Start of Given information

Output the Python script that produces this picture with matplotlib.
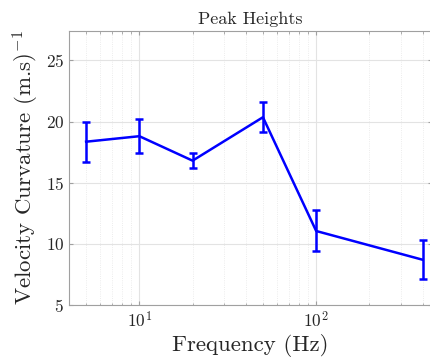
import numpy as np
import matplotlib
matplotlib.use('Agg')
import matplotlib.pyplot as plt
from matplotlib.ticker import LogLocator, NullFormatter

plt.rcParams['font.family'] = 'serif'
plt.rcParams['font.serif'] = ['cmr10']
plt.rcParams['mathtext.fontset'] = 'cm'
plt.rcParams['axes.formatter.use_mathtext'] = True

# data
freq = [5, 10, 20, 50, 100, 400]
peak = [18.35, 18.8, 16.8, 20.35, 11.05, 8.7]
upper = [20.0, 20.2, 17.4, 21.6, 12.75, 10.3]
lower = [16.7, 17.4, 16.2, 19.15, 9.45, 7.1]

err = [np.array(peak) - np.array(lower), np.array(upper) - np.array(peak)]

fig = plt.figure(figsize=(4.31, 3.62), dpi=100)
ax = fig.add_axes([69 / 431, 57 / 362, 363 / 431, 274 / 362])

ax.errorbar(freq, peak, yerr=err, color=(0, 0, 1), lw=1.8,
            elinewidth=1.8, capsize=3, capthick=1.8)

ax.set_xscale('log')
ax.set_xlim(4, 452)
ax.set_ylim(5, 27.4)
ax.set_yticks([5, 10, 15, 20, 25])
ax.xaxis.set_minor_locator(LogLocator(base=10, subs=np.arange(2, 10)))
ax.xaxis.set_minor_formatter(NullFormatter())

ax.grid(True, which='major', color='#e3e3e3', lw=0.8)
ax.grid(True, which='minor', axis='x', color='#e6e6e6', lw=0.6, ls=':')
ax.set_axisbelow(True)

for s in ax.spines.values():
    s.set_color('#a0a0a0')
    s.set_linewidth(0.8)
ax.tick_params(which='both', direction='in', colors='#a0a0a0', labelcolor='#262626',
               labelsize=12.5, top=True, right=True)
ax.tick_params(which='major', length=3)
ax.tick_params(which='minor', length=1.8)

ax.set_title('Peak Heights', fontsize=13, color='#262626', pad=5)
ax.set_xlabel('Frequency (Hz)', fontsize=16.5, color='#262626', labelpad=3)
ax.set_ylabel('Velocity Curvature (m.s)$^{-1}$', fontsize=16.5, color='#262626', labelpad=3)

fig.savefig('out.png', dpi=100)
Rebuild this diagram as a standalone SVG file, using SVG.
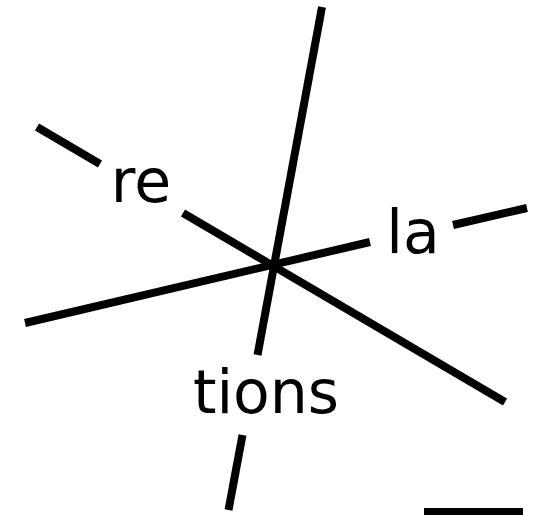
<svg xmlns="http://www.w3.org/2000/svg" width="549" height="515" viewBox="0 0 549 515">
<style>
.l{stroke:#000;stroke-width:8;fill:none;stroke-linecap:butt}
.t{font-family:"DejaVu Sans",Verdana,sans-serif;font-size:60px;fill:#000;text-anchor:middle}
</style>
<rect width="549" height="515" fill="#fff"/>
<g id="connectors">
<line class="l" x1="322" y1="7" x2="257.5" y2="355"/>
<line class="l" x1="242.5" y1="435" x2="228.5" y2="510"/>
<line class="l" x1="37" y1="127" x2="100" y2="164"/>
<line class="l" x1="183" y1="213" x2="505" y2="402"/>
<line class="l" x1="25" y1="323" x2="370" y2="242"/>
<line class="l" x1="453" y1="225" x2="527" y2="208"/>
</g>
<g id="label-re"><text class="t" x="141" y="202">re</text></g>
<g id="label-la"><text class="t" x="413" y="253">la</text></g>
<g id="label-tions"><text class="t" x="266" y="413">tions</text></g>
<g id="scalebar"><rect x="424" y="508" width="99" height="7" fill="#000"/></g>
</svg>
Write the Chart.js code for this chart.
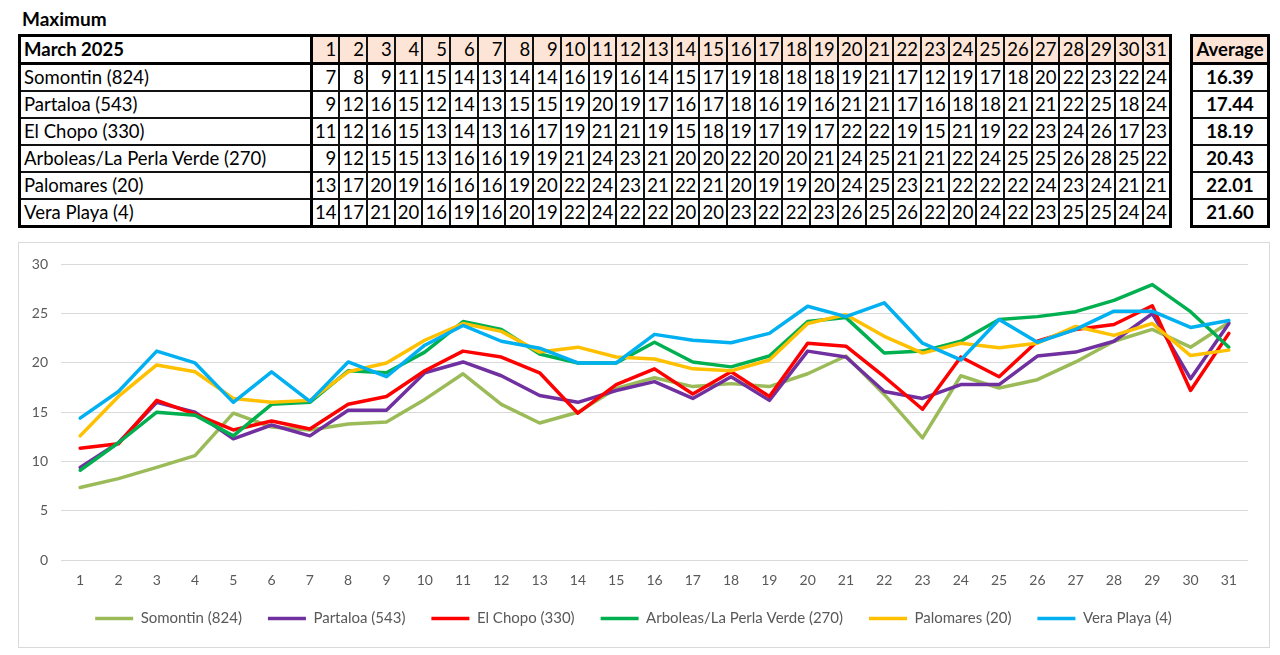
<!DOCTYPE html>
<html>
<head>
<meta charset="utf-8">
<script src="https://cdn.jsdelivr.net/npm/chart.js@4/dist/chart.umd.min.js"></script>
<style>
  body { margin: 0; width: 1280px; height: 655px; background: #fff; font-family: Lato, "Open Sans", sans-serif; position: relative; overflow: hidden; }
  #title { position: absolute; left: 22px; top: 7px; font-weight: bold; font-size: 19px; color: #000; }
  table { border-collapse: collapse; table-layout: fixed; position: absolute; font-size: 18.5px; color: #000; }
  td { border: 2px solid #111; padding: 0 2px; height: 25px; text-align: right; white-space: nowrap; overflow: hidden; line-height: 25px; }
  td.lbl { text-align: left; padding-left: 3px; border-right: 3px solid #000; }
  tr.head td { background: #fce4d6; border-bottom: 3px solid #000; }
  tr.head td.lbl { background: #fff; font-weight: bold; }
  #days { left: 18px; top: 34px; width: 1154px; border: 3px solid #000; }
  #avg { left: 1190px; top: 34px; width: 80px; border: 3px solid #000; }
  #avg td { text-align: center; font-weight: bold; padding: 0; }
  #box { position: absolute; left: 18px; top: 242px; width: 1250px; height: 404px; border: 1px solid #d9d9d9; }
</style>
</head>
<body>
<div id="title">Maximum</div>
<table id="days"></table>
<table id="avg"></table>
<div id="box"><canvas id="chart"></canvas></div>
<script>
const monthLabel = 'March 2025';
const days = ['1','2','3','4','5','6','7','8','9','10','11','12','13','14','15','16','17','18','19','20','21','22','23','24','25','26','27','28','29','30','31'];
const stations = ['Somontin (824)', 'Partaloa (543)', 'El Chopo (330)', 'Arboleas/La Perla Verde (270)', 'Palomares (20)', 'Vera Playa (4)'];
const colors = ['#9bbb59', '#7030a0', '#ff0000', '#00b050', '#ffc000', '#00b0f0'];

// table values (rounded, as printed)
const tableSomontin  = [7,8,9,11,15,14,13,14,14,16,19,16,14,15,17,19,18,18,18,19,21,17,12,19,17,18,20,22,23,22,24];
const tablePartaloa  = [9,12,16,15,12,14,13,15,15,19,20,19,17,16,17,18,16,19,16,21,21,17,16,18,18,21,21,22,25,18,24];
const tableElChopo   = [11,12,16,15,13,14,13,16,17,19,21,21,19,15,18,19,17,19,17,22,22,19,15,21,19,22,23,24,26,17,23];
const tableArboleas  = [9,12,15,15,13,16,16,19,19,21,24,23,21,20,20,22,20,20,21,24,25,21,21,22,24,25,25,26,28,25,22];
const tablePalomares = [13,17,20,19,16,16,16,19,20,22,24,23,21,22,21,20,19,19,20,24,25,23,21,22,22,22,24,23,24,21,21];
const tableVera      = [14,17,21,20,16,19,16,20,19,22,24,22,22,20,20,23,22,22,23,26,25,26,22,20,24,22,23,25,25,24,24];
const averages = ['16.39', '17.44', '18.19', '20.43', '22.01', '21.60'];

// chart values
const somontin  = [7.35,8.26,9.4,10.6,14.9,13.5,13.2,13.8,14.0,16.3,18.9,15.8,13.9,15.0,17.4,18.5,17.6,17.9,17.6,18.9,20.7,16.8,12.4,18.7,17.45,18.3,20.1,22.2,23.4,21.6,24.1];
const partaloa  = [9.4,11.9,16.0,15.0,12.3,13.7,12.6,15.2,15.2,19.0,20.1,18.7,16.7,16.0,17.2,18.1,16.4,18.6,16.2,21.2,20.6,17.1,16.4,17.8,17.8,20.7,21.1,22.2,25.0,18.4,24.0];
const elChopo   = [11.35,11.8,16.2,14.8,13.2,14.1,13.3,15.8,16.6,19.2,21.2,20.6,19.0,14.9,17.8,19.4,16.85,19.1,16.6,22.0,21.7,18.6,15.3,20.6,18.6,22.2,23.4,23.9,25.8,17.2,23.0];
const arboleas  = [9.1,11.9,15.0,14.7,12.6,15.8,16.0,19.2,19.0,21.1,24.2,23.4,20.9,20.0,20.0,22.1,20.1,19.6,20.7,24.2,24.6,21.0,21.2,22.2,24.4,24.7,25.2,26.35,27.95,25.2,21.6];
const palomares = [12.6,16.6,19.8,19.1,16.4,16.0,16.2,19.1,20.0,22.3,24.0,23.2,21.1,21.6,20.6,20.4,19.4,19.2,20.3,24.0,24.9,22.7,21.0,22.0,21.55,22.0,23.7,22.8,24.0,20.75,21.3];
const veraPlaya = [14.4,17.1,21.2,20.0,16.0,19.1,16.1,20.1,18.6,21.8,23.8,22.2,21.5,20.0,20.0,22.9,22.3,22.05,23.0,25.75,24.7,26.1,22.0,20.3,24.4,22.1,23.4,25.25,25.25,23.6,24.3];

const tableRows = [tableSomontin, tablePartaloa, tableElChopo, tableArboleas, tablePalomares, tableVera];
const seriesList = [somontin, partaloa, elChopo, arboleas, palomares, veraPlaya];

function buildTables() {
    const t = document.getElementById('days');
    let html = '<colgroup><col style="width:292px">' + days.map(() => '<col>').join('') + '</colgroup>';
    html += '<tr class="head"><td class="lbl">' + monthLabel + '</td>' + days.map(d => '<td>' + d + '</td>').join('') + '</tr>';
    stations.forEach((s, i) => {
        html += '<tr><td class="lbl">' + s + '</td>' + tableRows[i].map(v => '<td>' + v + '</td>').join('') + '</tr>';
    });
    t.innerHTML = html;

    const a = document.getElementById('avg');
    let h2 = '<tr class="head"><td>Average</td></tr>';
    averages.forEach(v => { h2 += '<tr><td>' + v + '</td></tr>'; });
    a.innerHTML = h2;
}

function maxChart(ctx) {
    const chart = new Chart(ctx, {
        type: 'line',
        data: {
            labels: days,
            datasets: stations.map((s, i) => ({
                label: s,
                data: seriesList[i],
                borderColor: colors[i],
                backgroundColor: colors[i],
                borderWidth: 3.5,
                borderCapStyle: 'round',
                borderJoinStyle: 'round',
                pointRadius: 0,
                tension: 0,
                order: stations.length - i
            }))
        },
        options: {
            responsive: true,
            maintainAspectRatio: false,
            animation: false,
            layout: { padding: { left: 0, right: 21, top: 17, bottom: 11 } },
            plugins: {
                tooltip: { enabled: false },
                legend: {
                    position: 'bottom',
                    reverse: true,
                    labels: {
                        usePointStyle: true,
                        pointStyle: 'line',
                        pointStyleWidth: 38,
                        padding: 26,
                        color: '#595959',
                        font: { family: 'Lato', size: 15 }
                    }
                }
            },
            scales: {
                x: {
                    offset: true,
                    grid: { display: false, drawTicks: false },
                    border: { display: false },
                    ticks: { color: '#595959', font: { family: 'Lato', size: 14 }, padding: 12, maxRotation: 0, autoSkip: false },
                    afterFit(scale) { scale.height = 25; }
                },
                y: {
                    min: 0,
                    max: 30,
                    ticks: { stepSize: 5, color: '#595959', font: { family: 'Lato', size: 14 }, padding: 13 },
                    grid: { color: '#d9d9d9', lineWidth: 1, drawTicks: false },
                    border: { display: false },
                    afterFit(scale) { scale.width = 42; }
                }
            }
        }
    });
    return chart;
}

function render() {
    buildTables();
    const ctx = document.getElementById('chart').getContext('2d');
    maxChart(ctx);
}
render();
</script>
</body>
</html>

End of Given information

== Work required ==
Return only the lines running from the top of the data to the line that holds "plt.rcParams['axes.formatter.use_mathtext'] = True". Include both of those lines, but skip the pictures.

== Answer for this exercise ==
Output the Python script that produces this picture with matplotlib.
import numpy as np
import matplotlib
matplotlib.use('Agg')
import matplotlib.pyplot as plt
from matplotlib.ticker import LogLocator, NullFormatter

plt.rcParams['font.family'] = 'serif'
plt.rcParams['font.serif'] = ['cmr10']
plt.rcParams['mathtext.fontset'] = 'cm'
plt.rcParams['axes.formatter.use_mathtext'] = True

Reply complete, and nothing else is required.